* EXERCISE *
Leave out all pictures and give back precisely the lines from the line with "Rebuild this chart" to the line with "0, 2, 0, 0, 1];", including those two lines.

* DATA IN THIS EXERCISE *
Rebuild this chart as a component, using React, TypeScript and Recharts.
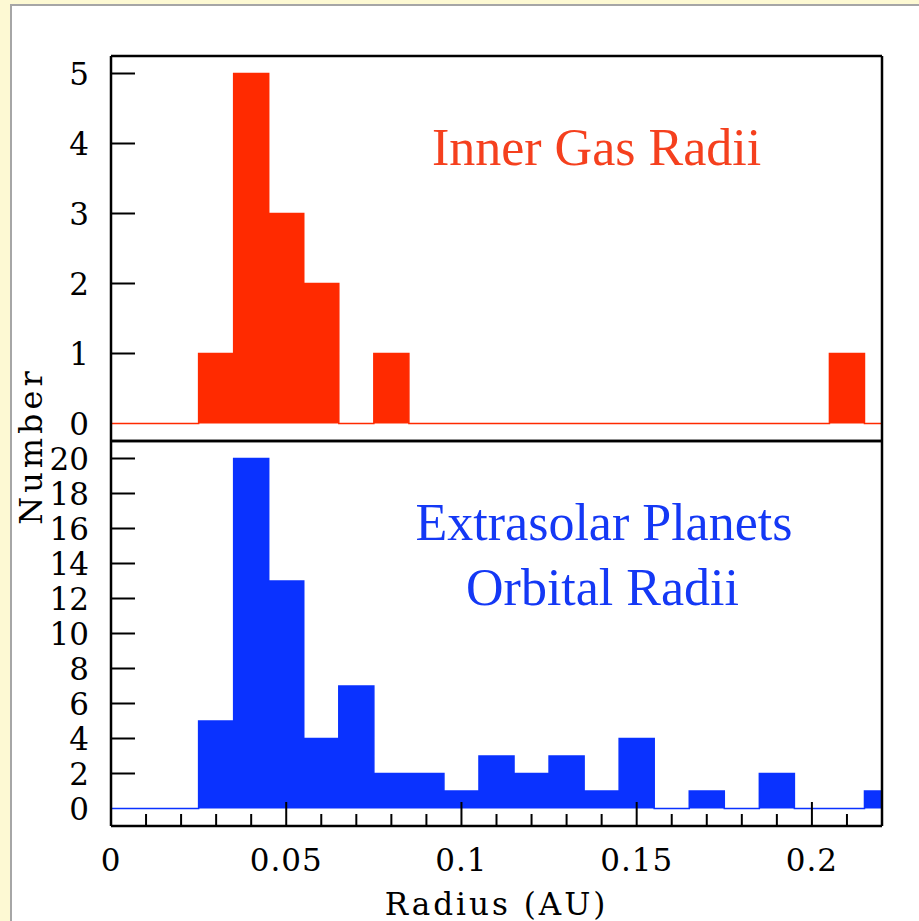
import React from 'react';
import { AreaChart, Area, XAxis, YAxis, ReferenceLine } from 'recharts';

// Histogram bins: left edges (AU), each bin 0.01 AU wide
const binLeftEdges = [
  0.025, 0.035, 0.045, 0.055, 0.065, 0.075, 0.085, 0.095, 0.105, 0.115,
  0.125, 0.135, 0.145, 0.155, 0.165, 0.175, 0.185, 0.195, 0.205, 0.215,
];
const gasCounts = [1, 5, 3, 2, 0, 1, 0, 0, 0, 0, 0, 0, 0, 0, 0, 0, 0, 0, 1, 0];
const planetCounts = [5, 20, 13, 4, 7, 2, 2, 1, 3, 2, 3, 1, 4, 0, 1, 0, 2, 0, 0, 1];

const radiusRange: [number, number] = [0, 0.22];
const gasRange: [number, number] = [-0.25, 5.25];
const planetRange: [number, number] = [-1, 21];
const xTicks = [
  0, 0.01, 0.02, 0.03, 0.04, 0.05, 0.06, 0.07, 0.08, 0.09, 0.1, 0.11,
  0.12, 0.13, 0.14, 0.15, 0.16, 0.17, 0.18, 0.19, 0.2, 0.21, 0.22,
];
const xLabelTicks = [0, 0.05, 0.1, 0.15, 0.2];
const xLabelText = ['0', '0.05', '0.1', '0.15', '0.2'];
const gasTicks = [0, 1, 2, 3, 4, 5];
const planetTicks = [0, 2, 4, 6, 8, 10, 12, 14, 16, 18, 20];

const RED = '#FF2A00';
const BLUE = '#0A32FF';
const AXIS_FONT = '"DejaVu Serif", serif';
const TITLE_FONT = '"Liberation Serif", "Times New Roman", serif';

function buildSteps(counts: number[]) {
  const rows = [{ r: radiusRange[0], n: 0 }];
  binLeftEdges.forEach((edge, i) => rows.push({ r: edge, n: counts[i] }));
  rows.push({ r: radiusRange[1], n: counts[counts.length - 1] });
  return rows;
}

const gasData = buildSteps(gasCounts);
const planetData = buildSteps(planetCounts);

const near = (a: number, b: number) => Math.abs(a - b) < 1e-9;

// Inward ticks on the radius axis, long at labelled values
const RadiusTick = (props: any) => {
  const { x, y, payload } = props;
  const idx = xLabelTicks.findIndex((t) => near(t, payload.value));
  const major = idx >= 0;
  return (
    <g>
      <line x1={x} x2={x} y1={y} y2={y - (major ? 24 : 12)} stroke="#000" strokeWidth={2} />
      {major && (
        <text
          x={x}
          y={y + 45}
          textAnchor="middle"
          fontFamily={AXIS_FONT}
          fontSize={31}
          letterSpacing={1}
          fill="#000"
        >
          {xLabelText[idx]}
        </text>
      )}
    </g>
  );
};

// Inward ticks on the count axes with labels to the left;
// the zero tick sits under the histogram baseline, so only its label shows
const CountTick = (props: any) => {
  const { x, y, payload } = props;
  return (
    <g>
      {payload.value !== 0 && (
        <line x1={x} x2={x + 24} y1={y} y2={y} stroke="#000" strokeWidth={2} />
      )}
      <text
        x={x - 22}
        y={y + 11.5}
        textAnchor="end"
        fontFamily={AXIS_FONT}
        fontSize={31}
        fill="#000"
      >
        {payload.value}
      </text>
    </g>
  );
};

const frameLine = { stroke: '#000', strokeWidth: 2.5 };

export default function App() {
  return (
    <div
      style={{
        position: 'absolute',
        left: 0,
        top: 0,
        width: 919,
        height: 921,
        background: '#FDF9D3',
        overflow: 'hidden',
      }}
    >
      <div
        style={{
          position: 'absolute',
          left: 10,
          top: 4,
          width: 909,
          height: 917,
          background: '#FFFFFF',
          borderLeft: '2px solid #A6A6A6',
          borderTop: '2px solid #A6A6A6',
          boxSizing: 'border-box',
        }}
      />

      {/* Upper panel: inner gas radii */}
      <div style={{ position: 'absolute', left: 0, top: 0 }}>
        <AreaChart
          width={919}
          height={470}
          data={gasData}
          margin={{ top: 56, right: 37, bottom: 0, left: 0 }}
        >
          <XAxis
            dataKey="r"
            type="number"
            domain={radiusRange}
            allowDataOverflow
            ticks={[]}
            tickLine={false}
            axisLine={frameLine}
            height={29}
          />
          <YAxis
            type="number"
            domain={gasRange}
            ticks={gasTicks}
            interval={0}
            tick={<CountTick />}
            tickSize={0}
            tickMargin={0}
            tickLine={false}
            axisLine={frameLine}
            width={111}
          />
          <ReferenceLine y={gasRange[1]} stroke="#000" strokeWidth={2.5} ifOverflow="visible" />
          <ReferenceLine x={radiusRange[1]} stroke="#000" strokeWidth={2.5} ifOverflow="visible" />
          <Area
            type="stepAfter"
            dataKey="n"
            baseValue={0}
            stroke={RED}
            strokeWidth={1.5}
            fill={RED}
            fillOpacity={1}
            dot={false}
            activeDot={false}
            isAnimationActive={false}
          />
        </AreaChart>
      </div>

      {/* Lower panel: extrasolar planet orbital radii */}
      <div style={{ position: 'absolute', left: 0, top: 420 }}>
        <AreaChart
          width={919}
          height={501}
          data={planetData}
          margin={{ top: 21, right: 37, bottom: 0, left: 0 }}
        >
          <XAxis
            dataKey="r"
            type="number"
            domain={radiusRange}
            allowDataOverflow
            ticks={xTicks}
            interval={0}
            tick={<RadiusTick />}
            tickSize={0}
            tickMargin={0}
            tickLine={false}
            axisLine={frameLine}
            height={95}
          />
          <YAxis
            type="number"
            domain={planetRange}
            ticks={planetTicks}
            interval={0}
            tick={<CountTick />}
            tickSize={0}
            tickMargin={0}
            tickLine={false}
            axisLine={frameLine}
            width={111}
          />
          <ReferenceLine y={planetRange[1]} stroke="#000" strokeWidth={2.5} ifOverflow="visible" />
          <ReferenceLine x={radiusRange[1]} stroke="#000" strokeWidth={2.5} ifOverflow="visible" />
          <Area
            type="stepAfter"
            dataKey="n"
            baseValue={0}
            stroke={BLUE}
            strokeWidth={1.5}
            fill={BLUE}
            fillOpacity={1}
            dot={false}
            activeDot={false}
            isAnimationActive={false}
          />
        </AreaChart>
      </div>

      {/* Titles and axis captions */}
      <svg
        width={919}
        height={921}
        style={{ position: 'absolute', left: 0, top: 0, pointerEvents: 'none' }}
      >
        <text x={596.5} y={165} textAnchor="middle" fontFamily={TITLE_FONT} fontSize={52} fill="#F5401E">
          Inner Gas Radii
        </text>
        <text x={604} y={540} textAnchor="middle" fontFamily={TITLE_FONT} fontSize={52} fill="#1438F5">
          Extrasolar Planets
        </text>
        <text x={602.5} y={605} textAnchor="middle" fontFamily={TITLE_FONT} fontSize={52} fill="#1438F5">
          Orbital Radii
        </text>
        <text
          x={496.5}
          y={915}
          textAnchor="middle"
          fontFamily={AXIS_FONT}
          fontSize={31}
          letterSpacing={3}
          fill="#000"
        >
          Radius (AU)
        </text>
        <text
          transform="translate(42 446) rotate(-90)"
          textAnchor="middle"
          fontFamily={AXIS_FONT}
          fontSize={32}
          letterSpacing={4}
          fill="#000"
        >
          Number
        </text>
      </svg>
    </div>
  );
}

...

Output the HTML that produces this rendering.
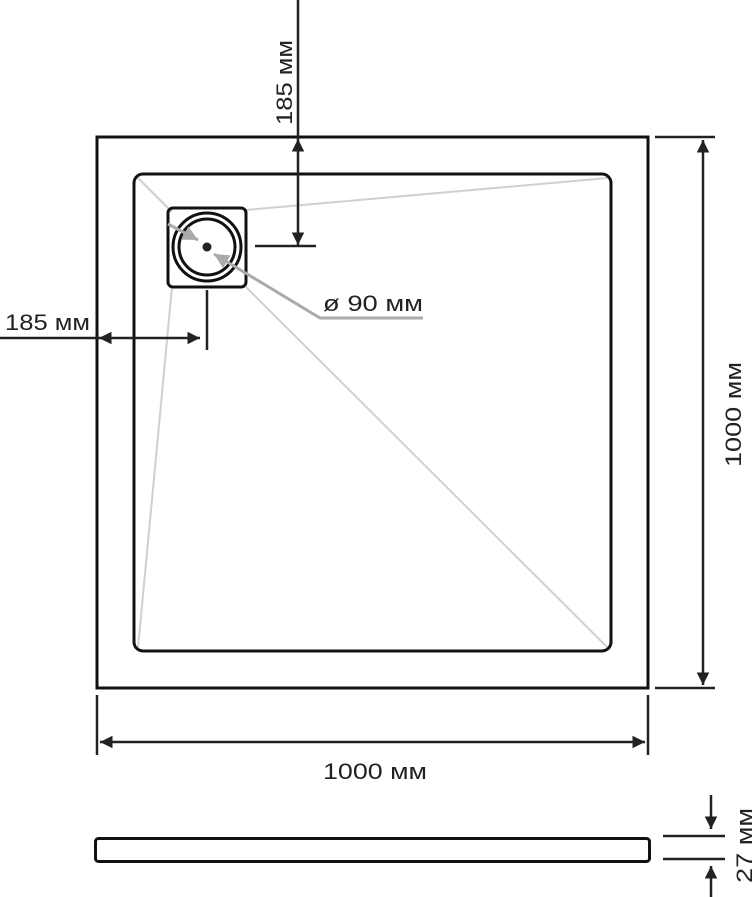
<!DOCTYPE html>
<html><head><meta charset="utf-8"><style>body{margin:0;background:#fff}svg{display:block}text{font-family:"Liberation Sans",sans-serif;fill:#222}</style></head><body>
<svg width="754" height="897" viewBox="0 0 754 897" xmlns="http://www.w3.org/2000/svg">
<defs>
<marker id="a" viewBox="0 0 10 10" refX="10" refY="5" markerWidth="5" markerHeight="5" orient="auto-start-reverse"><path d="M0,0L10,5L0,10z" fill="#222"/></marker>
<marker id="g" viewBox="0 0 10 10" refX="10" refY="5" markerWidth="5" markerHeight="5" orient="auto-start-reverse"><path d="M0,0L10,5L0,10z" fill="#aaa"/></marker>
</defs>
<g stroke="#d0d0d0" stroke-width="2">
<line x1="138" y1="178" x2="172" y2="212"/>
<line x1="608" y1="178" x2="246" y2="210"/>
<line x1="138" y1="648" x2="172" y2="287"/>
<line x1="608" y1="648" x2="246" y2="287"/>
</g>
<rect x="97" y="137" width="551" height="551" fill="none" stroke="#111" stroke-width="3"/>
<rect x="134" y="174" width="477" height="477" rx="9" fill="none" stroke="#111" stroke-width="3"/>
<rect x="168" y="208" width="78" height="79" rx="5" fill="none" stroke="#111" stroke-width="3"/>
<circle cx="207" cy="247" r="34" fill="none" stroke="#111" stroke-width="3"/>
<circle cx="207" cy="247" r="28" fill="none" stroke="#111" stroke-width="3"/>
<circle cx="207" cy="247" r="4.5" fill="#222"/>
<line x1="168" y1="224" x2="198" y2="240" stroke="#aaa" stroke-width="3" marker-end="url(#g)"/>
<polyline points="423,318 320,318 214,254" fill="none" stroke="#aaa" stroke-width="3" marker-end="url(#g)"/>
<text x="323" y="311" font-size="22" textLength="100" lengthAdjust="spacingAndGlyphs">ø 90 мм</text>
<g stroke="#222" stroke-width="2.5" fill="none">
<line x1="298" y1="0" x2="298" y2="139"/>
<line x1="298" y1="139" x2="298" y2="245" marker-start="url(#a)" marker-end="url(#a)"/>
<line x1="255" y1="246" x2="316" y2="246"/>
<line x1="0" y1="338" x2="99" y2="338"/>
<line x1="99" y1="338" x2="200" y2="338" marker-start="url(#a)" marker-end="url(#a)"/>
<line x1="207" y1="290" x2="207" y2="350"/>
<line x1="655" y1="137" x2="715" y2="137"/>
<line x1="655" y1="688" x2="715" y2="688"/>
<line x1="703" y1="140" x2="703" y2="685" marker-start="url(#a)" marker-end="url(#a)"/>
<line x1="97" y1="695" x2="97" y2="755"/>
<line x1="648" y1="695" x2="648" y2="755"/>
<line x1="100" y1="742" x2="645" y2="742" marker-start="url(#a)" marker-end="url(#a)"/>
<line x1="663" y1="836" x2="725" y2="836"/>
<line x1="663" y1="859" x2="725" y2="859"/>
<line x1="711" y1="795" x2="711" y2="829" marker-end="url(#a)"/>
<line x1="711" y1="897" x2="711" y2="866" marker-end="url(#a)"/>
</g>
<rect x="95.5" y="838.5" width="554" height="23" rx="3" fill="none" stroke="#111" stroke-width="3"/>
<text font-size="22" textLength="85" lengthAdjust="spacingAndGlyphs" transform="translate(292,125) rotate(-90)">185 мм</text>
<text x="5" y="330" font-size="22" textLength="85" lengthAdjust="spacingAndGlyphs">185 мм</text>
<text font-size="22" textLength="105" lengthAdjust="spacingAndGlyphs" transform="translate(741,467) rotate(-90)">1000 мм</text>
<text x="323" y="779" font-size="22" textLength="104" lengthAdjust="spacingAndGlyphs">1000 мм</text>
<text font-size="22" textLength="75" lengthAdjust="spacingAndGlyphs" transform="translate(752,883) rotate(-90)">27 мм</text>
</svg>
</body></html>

* THE RESULT *
Rebuild this chart as a component, using React, TypeScript and Recharts.
import React from 'react';
import { AreaChart, Area, XAxis, YAxis, ReferenceLine } from 'recharts';

// Histogram bins: left edges (AU), each bin 0.01 AU wide
const binLeftEdges = [
  0.025, 0.035, 0.045, 0.055, 0.065, 0.075, 0.085, 0.095, 0.105, 0.115,
  0.125, 0.135, 0.145, 0.155, 0.165, 0.175, 0.185, 0.195, 0.205, 0.215,
];
const gasCounts = [1, 5, 3, 2, 0, 1, 0, 0, 0, 0, 0, 0, 0, 0, 0, 0, 0, 0, 1, 0];
const planetCounts = [5, 20, 13, 4, 7, 2, 2, 1, 3, 2, 3, 1, 4, 0, 1, 0, 2, 0, 0, 1];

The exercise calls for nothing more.